# Advice please: upgrading from Gaggia Baby Class



## Monty (Dec 9, 2008)

Hi folks,

For some time I have been pondering what my next step should be in my coffee journey. Alas I couldn't get to the members day as this would have been excellent.

I like the idea of a new Fracino Heavenly or Cherub for better temperature stability and steam ability than the Gaggia. I would also consider a used machine to a similar price, but I am nervous about taking a punt on eBay and buying a money pit. Are there any trusted suppliers of used, serviced machines?

It would be great to get some ideas and pointers from t the community to help me on my way. I drink mainly espresso, and Mrs Monty likes the occasional milk based drink as well. I have a Baratza Virtuoso grinder that I think is reasonable, but happy to be told otherwise!

Thanks for your time,

Matt


----------



## Daren (Jan 16, 2012)

What's your budget???

I would keep an eye on the sale section of the forum for a machine from a fellow forum member - machines owned by forum members are generally very well looked after. I don't think I've heard of a unhappy customer?


----------



## Monty (Dec 9, 2008)

Hi,

My budget is around £500, maybe more for the right machine. I do keep an eye on the for sale section, but I don't always know what I am looking at.

Thanks for the reply. Appreciated.









Matt


----------



## The Systemic Kid (Nov 23, 2012)

Assuming you've got around £650 budget?? - you could make it go a lot further buying second hand from the forum as Daren suggests. Likelihood is, if you upgrade your Gaggia, you may need to consider upgrading your grinder to get the best out of whatever machine you go for.


----------



## iroko (Nov 9, 2012)

As suggested above, keep an eye on the for sale section for a HX machine, but be quick because they don't hang around for very long.


----------



## Mrboots2u (May 10, 2013)

Any chance you can get to the Edinburgh forum day to play with machines ? If not where are you based


----------



## Monty (Dec 9, 2008)

Hi,

I am down in sunny Essex, so if I had not been working the meet last weekend would have been ideal. I will keep an eye open on the for sale section though, for a grinder and machine.

Matt


----------



## Daren (Jan 16, 2012)

I'm a fellow Essex boy Matt.... There's a few of us on here. Where in Essex?


----------



## Monty (Dec 9, 2008)

Daren said:


> I'm a fellow Essex boy Matt.... There's a few of us on here. Where in Essex?

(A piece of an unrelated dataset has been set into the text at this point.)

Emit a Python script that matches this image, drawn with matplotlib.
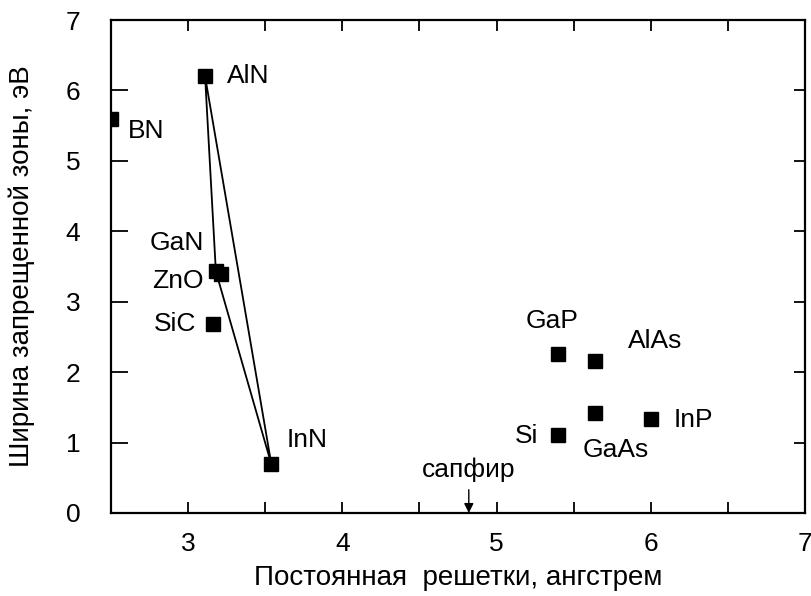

Not far from Maldon. Small world


----------



## Daren (Jan 16, 2012)

If you want a play on a Mazzer Superjolly and Rocket let me know. Your welcome anytime (Southend).

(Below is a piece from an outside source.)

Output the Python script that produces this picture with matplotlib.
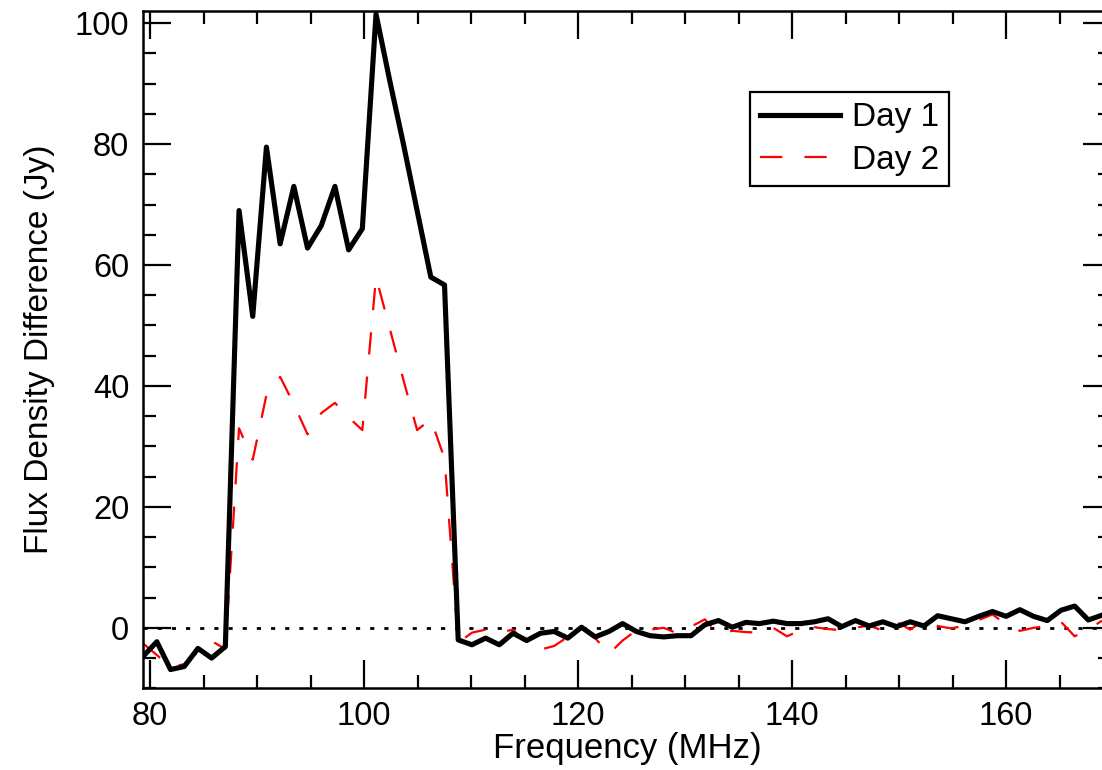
import numpy as np
import matplotlib
matplotlib.use("Agg")
import matplotlib.pyplot as plt
from matplotlib.ticker import MultipleLocator

plt.rcParams['font.family'] = ['Liberation Sans', 'DejaVu Sans']

# frequency channels (MHz)
freq = [79.36, 80.64, 81.92, 83.20, 84.48, 85.76, 87.04,
        88.32, 89.60, 90.88, 92.16, 93.44, 94.72, 96.00, 97.28,
        98.56, 99.84, 101.12, 102.40, 103.68, 104.96, 106.24, 107.52,
        108.80, 110.08, 111.36, 112.64, 113.92, 115.20, 116.48, 117.76,
        119.04, 120.32, 121.60, 122.88, 124.16, 125.44, 126.72, 128.00,
        129.28, 130.56, 131.84, 133.12, 134.40, 135.68, 136.96, 138.24,
        139.52, 140.80, 142.08, 143.36, 144.64, 145.92, 147.20, 148.48,
        149.76, 151.04, 152.32, 153.60, 154.88, 156.16, 157.44, 158.72,
        160.00, 161.28, 162.56, 163.84, 165.12, 166.40, 167.68, 168.96]

day1 = [-4.7, -2.3, -6.9, -6.4, -3.4, -5.0, -3.1,
        69.0, 51.5, 79.5, 63.5, 73.0, 62.8, 66.5, 73.0,
        62.5, 66.0, 101.5, 90.5, 80.0, 69.0, 58.0, 56.7,
        -2.0, -2.8, -1.7, -2.8, -0.9, -2.1, -0.9, -0.6,
        -1.7, 0.1, -1.5, -0.6, 0.7, -0.6, -1.3, -1.5,
        -1.3, -1.3, 0.5, 1.2, 0.1, 0.9, 0.7, 1.1,
        0.7, 0.7, 1.0, 1.5, 0.2, 1.2, 0.3, 1.0,
        0.2, 1.0, 0.3, 2.0, 1.5, 1.0, 1.9, 2.7,
        1.9, 3.0, 1.9, 1.2, 2.9, 3.6, 1.3, 2.1]

day2 = [-2.6, -4.5, -6.5, -6.0, -4.0, -2.2, -3.5,
        33.0, 27.8, 38.5, 41.5, 37.0, 32.0, 35.5, 37.2,
        34.8, 32.7, 58.0, 49.5, 41.0, 32.7, 34.5, 28.0,
        -2.5, -0.8, -0.3, -0.8, -0.3, -2.6, -3.6, -3.0,
        -1.5, 0.0, -1.7, -4.3, -2.1, -0.4, -0.3, 0.0,
        -0.9, 0.2, 1.4, -1.0, -0.5, -0.7, -0.8, 0.0,
        -1.4, -0.4, 0.1, -0.2, -0.4, 0.0, 0.4, -0.5,
        1.0, -0.3, 1.3, 0.3, -0.1, 0.4, 1.3, 2.2,
        0.6, -0.5, 0.0, 0.3, 1.0, -1.4, -0.3, 1.2]

fig = plt.figure(figsize=(11.02, 7.70), dpi=100)
ax = fig.add_axes([0.1298, 0.1061, 0.8784, 0.8796])

ax.axhline(0, color='black', lw=2.0, linestyle=(0, (1.5, 3.6)), zorder=1)
ax.plot(freq, day1, color='black', lw=3.7, label='Day 1', zorder=3)
ax.plot(freq, day2, color='red', lw=1.6, linestyle=(0, (10, 10)), label='Day 2', zorder=2)

ax.set_xlim(79.35, 169.8)
ax.set_ylim(-10, 102)
ax.xaxis.set_major_locator(MultipleLocator(20))
ax.xaxis.set_minor_locator(MultipleLocator(5))
ax.yaxis.set_major_locator(MultipleLocator(20))
ax.yaxis.set_minor_locator(MultipleLocator(5))
ax.tick_params(which='both', direction='in', top=True, right=True, width=1.6, labelsize=23.5)
ax.tick_params(which='major', length=20)
ax.tick_params(which='minor', length=9.5)
ax.tick_params(axis='x', pad=9)
ax.tick_params(axis='y', pad=10)
for s in ax.spines.values():
    s.set_linewidth(1.8)

ax.set_xlabel('Frequency (MHz)', fontsize=25, labelpad=0)
ax.set_ylabel('Flux Density Difference (Jy)', fontsize=24, labelpad=14)

leg = ax.legend(loc='upper left', bbox_to_anchor=(0.627, 0.880), fontsize=24,
                frameon=True, fancybox=False, framealpha=1, edgecolor='black',
                handlelength=2.4, handletextpad=0.35, borderpad=0.3,
                labelspacing=0.35, borderaxespad=0)
leg.get_frame().set_linewidth(1.6)

fig.savefig('out.png', dpi=100)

The SJ is a very worthy consideration and do come up on here in great condition now and then. A good match for a Heavenly or Cherub.


----------



## xiuxiuejar (Jan 24, 2012)

Any Mazzer is always worth consideration in my opinion. Usually, the worst that could happen is that you need to replace a set of burrs (which last ages) and give it a little clean. Sometimes they are missing their trays but as grinders, they're usually ready to go unless they've been REALLY badly treated (as in dropped from great heights).


----------



## Monty (Dec 9, 2008)

I have been pondering, and I reckon I will look for a decent used hx machine and grinder as they cone up on here.


----------



## Mrboots2u (May 10, 2013)

Monty said:


> I have been pondering, and I reckon I will look for a decent used hx machine and grinder as they cone up on here.

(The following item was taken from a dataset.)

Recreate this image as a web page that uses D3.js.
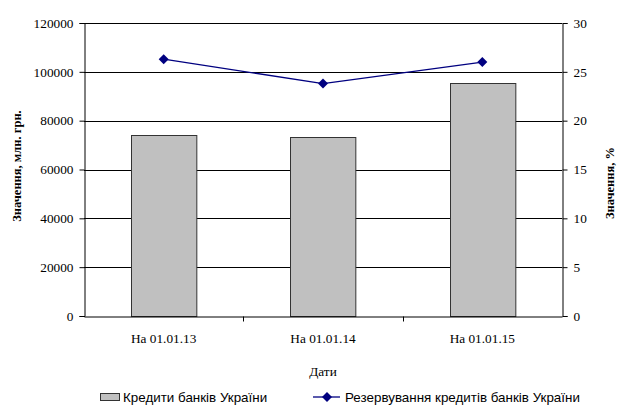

Good idea, You will get good value and well looked after equipment from people on here .


----------



## Monty (Dec 9, 2008)

Just need to decide what to go for and how much to spend!


----------



## Mrboots2u (May 10, 2013)

Monty said:


> Just need to decide what to go for and how much to spend!


And if you haven't buy a ticket for the l1 raffle .....


----------



## Monty (Dec 9, 2008)

Mrboots2u said:


> And if you haven't buy a ticket for the l1 raffle .....


Just added myself to the list!


----------



## Mrboots2u (May 10, 2013)

Monty said:


> Just added myself to the list!


Good man, it could be you !


----------



## Mrboots2u (May 10, 2013)

Where u from Monty?


----------



## Monty (Dec 9, 2008)

Mrboots2u said:


> Where u from Monty?


I am in (not so) sunny Essex. Innit


----------



## Mrboots2u (May 10, 2013)

Monty said:


> I am in (not so) sunny Essex. Innit


Ha ha another Danny dyer ! Let us know what equipment you go after


----------



## Daren (Jan 16, 2012)

Mrboots2u said:


> Ha ha another Danny dyer ! Let us know what equipment you go after


Oy Moosh - Shut it.... Don't associate us Essex Boys with that mockney!









Which bit of Essex Monty?


----------



## Monty (Dec 9, 2008)

Not far from Maldon. I need to update the profile.


----------



## Daren (Jan 16, 2012)

Der.... It's been a long week for me and it's only Thursday









You've already told me once - I'm not thinking straight.... Not enough coffee today. Tell me to be quiet next time I ask you the same question


----------